Of the nine ODI centuries he has scored in his 53-match career, Wednesday evening’s was the first to be scored batting second, and in a high pressure chase, which he timed to perfection before the rain set in. This hundred followed his maiden Test century in the fourth Test against England at Centurion last week, where he marshalled the tail with maturity and calm temperament to help set up a big first innings total.
He has always played with freedom and aggression, which is his natural game, but has also found a measured approach to play the situation accordingly. De Kock, who also became the youngest (23 and 48 days) South African player to score 2 000 ODI runs says: 'I enjoyed my innings. I haven’t scored a hundred like that in a while so it was nice to stay in. Unfortunately with the rain I couldn’t carry the team. I would have liked to have done that but I’m sure I will get plenty of more opportunities. It was touch and go but pushing to England’s side. We would have loved to have won but it was a steep total. We would have done our best to get there if the rain hadn’t come down.' The 23-year-old waited nine matches to score his maiden ODI hundred, which came against Pakistan in Abu Dhabi 2013.

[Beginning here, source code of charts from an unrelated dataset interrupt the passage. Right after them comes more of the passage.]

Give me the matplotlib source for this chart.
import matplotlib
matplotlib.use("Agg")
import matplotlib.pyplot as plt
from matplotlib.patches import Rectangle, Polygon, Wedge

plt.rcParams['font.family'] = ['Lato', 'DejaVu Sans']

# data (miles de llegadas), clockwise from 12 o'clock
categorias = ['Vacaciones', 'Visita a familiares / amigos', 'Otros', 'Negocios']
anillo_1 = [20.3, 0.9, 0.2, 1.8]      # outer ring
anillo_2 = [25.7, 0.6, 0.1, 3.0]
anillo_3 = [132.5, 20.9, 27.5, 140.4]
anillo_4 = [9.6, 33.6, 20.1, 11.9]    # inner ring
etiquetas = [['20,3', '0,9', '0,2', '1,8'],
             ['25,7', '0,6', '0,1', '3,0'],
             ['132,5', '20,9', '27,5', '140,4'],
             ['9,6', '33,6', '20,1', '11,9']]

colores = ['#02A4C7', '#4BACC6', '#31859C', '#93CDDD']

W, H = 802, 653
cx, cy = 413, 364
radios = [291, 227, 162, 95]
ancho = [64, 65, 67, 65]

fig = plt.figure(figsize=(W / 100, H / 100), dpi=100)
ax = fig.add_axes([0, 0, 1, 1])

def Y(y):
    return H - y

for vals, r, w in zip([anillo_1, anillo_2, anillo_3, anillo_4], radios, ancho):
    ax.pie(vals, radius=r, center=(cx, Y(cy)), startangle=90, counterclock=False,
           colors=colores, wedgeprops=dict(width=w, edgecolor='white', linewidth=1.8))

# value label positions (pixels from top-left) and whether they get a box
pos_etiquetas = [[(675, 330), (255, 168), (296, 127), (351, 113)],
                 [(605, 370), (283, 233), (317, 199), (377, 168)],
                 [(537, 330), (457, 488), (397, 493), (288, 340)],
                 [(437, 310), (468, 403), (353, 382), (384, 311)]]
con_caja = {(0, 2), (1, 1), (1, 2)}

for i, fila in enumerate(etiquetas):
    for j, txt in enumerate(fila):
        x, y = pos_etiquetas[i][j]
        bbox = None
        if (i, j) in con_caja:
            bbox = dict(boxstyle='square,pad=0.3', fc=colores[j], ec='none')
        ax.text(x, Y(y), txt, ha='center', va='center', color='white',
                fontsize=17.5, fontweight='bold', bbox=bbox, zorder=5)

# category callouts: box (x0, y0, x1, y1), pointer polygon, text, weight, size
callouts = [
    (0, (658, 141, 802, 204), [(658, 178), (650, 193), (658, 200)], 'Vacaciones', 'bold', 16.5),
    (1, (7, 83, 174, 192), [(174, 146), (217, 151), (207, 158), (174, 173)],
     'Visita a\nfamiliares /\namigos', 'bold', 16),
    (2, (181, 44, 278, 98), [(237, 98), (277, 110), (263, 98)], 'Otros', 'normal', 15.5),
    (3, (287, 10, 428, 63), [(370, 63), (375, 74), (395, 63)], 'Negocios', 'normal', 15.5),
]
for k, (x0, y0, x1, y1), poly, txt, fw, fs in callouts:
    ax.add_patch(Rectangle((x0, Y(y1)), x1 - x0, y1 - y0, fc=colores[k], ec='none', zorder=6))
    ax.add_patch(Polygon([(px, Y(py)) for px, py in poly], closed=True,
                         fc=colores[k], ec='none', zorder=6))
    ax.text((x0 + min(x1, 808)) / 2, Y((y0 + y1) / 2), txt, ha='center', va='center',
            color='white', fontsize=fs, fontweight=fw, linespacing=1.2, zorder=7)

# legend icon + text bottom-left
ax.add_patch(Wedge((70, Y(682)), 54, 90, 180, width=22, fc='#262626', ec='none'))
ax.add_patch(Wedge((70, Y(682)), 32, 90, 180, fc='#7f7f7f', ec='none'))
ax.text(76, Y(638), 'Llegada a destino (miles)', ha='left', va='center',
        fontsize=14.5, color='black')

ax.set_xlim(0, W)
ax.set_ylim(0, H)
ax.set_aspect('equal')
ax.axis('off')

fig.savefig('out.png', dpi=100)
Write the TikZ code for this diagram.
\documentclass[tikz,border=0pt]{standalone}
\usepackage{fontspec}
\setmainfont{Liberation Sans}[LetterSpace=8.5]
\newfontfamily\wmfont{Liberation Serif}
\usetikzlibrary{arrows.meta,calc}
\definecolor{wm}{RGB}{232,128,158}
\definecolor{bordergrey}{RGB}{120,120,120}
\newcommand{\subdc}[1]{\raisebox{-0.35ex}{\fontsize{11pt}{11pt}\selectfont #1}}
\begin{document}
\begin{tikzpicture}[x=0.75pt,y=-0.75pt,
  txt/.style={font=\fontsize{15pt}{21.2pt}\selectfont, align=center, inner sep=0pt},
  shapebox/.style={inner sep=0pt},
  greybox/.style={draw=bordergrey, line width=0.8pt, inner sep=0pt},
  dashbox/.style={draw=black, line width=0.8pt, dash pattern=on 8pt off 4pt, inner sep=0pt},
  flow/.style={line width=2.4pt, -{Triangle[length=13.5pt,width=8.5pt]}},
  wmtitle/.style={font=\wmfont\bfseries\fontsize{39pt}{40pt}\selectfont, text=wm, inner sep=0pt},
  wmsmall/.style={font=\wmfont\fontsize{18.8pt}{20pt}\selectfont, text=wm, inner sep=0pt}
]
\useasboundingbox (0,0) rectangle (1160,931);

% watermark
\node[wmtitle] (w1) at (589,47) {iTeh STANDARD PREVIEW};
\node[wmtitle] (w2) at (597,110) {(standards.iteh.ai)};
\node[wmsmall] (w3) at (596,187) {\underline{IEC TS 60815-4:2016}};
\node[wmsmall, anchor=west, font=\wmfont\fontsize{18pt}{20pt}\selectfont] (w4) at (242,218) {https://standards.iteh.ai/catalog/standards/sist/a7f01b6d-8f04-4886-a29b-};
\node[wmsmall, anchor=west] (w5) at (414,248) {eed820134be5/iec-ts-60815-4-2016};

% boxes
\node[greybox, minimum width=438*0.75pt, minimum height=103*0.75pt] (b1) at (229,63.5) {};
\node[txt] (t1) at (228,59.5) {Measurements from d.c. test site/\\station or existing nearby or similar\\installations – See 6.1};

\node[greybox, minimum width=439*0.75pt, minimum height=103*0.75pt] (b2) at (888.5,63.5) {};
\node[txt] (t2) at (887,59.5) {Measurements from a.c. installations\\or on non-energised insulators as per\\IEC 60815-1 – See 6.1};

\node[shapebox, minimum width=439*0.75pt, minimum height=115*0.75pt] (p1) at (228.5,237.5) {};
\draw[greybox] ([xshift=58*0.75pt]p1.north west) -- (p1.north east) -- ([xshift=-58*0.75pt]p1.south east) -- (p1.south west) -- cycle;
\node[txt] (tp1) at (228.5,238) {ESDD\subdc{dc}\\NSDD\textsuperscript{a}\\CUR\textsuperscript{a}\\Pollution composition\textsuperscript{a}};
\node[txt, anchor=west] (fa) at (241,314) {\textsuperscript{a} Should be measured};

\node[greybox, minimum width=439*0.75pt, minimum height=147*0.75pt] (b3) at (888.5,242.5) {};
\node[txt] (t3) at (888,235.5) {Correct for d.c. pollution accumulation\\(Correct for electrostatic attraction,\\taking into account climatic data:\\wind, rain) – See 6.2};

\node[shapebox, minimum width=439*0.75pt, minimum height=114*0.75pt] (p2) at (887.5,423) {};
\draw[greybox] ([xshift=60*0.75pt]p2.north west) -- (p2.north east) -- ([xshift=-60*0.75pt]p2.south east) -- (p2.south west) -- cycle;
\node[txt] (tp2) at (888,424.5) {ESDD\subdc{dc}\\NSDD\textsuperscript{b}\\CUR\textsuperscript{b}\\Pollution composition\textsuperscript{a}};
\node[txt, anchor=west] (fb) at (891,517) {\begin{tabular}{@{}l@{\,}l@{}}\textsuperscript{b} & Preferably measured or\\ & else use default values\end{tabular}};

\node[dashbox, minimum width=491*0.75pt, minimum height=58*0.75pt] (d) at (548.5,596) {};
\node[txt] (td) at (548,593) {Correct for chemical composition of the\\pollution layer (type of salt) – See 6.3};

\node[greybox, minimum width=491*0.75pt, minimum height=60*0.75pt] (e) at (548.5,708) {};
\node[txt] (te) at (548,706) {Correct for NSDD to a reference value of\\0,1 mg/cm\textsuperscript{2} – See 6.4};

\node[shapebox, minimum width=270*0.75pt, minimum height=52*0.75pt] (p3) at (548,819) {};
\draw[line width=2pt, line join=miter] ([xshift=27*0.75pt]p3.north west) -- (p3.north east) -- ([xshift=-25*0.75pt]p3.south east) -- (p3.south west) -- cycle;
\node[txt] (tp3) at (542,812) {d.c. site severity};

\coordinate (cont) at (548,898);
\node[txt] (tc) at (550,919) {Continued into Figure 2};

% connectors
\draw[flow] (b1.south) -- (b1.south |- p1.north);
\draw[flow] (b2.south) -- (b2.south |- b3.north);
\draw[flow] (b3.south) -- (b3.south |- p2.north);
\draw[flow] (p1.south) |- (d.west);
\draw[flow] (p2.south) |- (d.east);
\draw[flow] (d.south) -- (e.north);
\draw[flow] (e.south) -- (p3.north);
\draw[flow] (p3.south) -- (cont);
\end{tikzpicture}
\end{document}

Thereafter, he scored four centuries in the next 10 ODI’s, including three in a row against India at home. Despite the struggles with form in the longer format earlier this season, he has managed to make significant contributions in the ODI format and has become a vital component of the opening partnership alongside Hashim Amla. The Proteas arrived in Port Elizabeth on Thursday afternoon, and will hope for a similar effort with the bat as they prepare for the second ODI taking place at St George’s Park on Saturday.
Conditions in the ‘windy city’ are unlikely to be as batting friendly as those in Bloemfontein, but the batsmen will take some confidence from their experiences in the first ODI.